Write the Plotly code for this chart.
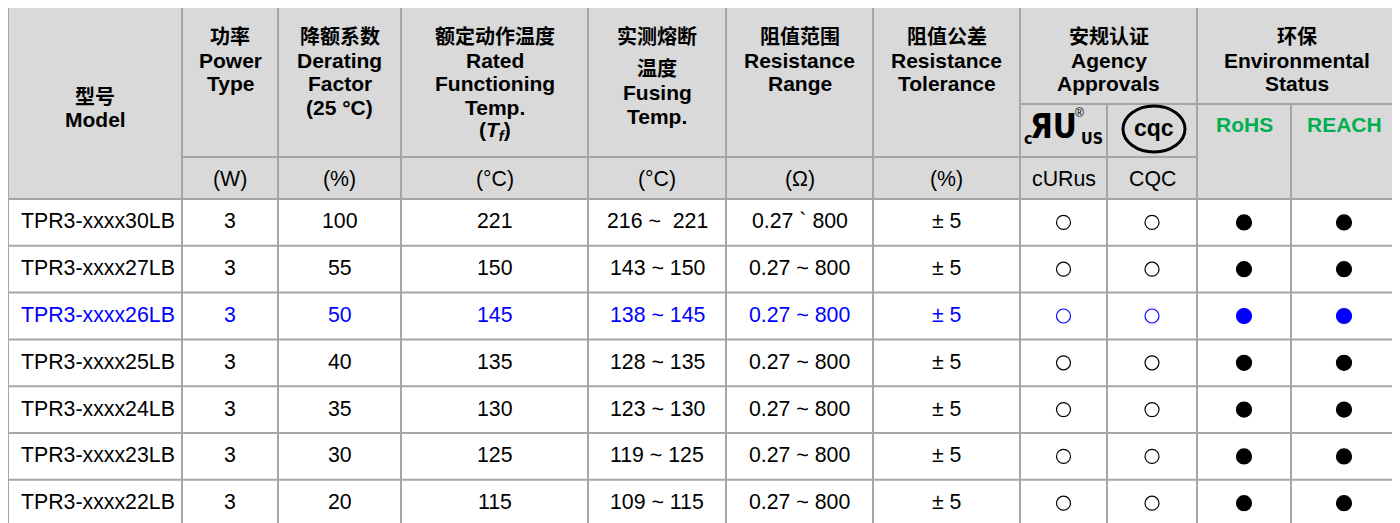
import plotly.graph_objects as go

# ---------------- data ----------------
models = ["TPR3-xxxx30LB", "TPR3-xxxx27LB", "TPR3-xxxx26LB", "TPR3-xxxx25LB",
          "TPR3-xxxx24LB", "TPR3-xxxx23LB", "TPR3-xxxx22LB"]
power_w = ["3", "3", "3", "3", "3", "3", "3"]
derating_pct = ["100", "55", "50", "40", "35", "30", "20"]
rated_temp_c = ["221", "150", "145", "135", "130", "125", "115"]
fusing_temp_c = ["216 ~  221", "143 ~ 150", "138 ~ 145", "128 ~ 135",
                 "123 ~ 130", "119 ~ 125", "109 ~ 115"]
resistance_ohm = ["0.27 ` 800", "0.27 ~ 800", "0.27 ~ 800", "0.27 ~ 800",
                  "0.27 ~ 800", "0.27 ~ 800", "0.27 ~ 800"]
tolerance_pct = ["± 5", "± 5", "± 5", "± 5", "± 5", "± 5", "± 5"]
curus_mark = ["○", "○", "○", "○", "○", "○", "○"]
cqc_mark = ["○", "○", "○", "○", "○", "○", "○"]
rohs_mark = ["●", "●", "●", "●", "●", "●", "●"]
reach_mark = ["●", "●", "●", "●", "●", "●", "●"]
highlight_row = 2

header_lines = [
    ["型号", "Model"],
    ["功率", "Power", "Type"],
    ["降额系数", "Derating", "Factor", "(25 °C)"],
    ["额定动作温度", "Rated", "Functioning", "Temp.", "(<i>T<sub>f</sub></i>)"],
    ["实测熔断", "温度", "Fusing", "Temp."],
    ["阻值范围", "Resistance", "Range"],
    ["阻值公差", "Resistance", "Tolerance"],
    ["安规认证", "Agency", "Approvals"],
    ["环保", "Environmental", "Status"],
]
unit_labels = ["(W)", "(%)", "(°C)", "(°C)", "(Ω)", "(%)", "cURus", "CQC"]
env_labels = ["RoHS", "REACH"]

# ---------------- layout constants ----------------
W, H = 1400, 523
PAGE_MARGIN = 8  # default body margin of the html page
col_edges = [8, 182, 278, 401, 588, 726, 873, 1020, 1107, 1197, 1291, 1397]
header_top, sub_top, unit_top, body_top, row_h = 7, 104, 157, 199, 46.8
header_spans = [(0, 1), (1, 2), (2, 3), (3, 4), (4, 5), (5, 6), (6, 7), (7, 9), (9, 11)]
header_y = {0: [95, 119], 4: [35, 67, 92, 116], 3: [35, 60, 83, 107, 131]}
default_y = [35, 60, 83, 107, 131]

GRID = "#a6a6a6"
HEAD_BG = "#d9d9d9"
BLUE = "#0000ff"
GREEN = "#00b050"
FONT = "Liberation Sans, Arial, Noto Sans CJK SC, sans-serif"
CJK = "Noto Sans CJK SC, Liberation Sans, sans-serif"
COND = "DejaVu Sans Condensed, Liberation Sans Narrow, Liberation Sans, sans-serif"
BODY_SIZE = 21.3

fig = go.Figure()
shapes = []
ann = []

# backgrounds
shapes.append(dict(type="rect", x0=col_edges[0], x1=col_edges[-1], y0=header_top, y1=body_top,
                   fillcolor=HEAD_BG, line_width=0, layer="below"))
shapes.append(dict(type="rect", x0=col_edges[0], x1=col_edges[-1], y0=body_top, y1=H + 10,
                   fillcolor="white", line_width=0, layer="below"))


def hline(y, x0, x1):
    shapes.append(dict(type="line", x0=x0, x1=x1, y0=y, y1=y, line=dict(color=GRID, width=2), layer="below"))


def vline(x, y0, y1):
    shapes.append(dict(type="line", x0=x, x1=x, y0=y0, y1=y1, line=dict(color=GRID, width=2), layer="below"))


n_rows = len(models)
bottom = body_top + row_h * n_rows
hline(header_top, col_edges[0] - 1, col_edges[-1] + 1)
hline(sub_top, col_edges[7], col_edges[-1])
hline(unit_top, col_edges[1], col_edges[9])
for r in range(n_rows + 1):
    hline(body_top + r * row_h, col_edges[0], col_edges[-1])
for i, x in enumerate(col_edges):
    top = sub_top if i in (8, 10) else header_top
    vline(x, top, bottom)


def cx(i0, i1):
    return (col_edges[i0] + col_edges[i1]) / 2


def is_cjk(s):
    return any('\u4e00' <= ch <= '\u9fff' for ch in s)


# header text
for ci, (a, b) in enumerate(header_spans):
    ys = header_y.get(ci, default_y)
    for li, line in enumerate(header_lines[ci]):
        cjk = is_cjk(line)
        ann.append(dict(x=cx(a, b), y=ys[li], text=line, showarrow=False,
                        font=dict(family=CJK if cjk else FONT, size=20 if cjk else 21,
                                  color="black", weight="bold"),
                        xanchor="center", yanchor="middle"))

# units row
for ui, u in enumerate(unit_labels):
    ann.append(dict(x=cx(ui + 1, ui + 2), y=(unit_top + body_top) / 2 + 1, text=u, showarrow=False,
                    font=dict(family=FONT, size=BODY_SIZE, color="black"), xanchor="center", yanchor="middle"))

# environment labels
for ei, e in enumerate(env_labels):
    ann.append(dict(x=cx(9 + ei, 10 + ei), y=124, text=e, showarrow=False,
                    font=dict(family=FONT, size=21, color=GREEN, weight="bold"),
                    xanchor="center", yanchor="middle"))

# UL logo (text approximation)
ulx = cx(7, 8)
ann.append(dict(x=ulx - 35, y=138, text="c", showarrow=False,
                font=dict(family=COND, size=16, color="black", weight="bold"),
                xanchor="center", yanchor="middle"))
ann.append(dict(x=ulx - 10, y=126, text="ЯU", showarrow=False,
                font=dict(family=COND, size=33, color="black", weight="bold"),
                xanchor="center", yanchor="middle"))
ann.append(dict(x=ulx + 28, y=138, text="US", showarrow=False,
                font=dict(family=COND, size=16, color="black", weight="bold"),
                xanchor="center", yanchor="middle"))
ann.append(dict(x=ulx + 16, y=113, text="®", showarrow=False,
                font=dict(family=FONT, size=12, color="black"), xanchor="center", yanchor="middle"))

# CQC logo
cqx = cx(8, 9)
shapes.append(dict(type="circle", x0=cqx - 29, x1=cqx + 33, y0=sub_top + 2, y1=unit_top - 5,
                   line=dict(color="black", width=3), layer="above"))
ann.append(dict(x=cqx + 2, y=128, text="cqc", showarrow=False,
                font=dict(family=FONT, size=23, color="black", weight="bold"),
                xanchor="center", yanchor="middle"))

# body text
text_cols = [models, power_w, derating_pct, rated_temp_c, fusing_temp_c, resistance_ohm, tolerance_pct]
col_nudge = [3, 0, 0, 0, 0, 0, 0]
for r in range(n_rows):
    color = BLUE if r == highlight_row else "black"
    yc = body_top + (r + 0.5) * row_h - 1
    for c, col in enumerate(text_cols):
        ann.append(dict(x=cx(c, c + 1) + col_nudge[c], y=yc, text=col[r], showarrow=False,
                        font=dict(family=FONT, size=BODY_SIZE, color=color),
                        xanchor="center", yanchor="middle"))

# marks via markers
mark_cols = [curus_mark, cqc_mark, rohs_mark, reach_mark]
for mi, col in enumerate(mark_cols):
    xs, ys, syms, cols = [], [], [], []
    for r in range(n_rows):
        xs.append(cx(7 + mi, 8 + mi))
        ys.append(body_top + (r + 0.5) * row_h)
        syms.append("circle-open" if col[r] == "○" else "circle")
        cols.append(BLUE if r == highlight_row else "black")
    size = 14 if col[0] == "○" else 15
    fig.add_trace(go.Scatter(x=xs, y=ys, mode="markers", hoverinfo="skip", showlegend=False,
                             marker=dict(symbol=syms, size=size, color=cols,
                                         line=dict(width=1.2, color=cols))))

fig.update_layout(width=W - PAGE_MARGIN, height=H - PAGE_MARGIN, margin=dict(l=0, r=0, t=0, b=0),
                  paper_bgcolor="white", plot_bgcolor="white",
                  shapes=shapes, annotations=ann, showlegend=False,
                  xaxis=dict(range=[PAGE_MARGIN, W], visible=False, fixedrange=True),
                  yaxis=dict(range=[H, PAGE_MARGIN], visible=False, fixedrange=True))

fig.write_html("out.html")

◇ ◇ ◇

Reproduce only the lines from the beginning of the data through the line that contains "highlight_row = 2", both included, and please drop the pictures.

* _TASK SOLUTION_
Write the Plotly code for this chart.
import plotly.graph_objects as go

# ---------------- data ----------------
models = ["TPR3-xxxx30LB", "TPR3-xxxx27LB", "TPR3-xxxx26LB", "TPR3-xxxx25LB",
          "TPR3-xxxx24LB", "TPR3-xxxx23LB", "TPR3-xxxx22LB"]
power_w = ["3", "3", "3", "3", "3", "3", "3"]
derating_pct = ["100", "55", "50", "40", "35", "30", "20"]
rated_temp_c = ["221", "150", "145", "135", "130", "125", "115"]
fusing_temp_c = ["216 ~  221", "143 ~ 150", "138 ~ 145", "128 ~ 135",
                 "123 ~ 130", "119 ~ 125", "109 ~ 115"]
resistance_ohm = ["0.27 ` 800", "0.27 ~ 800", "0.27 ~ 800", "0.27 ~ 800",
                  "0.27 ~ 800", "0.27 ~ 800", "0.27 ~ 800"]
tolerance_pct = ["± 5", "± 5", "± 5", "± 5", "± 5", "± 5", "± 5"]
curus_mark = ["○", "○", "○", "○", "○", "○", "○"]
cqc_mark = ["○", "○", "○", "○", "○", "○", "○"]
rohs_mark = ["●", "●", "●", "●", "●", "●", "●"]
reach_mark = ["●", "●", "●", "●", "●", "●", "●"]
highlight_row = 2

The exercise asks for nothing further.